::: Data segment :::
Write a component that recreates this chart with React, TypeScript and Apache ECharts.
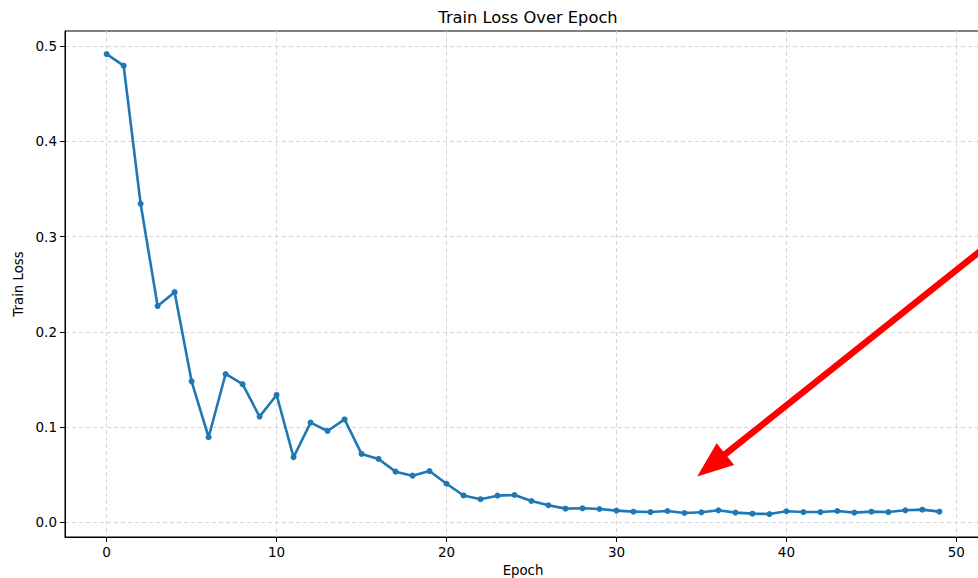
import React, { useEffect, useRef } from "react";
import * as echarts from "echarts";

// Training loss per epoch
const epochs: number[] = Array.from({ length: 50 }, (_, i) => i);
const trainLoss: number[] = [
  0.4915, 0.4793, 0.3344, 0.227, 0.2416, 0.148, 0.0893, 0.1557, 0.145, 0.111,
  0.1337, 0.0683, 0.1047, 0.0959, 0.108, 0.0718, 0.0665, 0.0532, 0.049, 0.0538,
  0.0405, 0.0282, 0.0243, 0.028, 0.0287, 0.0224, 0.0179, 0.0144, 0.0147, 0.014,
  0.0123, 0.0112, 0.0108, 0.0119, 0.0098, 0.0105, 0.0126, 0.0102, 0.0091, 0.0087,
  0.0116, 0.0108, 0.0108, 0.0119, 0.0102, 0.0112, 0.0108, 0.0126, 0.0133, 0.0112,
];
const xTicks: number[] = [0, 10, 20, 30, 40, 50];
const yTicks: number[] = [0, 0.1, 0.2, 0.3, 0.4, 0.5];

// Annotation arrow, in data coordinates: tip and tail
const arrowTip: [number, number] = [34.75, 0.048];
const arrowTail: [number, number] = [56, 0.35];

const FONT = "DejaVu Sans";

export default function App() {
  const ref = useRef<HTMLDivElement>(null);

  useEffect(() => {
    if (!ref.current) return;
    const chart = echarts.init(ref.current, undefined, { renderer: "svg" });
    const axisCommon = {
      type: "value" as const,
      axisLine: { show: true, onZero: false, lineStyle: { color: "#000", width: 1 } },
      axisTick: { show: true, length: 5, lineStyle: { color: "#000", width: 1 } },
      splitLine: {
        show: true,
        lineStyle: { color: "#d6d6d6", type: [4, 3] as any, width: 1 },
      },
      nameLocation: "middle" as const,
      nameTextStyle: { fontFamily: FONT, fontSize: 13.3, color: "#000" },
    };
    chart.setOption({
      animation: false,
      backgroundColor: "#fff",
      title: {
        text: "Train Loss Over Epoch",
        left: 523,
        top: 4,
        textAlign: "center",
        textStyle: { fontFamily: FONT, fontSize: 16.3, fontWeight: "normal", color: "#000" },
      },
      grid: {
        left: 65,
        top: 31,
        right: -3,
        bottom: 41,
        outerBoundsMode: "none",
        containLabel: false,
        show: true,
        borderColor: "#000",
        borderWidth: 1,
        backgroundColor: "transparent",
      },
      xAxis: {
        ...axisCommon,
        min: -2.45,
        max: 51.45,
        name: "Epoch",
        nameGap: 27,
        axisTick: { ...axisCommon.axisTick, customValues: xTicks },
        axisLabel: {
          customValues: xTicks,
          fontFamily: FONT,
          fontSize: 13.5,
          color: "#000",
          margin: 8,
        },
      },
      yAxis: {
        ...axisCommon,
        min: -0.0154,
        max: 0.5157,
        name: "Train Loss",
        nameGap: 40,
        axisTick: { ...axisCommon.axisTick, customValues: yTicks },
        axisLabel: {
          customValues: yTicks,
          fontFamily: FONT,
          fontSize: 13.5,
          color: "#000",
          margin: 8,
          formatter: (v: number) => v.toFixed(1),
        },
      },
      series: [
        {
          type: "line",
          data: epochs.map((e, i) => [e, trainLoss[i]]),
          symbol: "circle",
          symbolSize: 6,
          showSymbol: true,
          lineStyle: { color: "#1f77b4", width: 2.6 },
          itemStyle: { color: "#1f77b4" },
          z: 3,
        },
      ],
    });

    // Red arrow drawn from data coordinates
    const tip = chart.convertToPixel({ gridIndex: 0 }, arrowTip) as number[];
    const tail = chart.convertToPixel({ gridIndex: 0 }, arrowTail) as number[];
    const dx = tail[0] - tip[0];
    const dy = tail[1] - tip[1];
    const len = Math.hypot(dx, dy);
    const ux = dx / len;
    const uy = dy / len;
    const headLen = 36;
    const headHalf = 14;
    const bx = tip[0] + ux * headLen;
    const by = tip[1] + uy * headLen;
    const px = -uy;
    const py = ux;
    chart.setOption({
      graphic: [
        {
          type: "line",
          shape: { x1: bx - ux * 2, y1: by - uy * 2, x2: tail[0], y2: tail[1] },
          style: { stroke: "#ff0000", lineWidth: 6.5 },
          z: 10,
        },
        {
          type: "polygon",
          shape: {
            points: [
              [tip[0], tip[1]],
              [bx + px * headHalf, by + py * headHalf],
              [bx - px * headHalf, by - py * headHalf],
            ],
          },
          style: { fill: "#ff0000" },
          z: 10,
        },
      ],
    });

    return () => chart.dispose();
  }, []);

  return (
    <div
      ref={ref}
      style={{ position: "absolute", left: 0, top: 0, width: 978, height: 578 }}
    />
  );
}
:::
» Set exercise: Emit the lines of the material exactly, from its first line to the line containing "import * as", inclusive; leave every picture out.

» Result:
Write a component that recreates this chart with React, TypeScript and Apache ECharts.
import React, { useEffect, useRef } from "react";
import * as echarts from "echarts";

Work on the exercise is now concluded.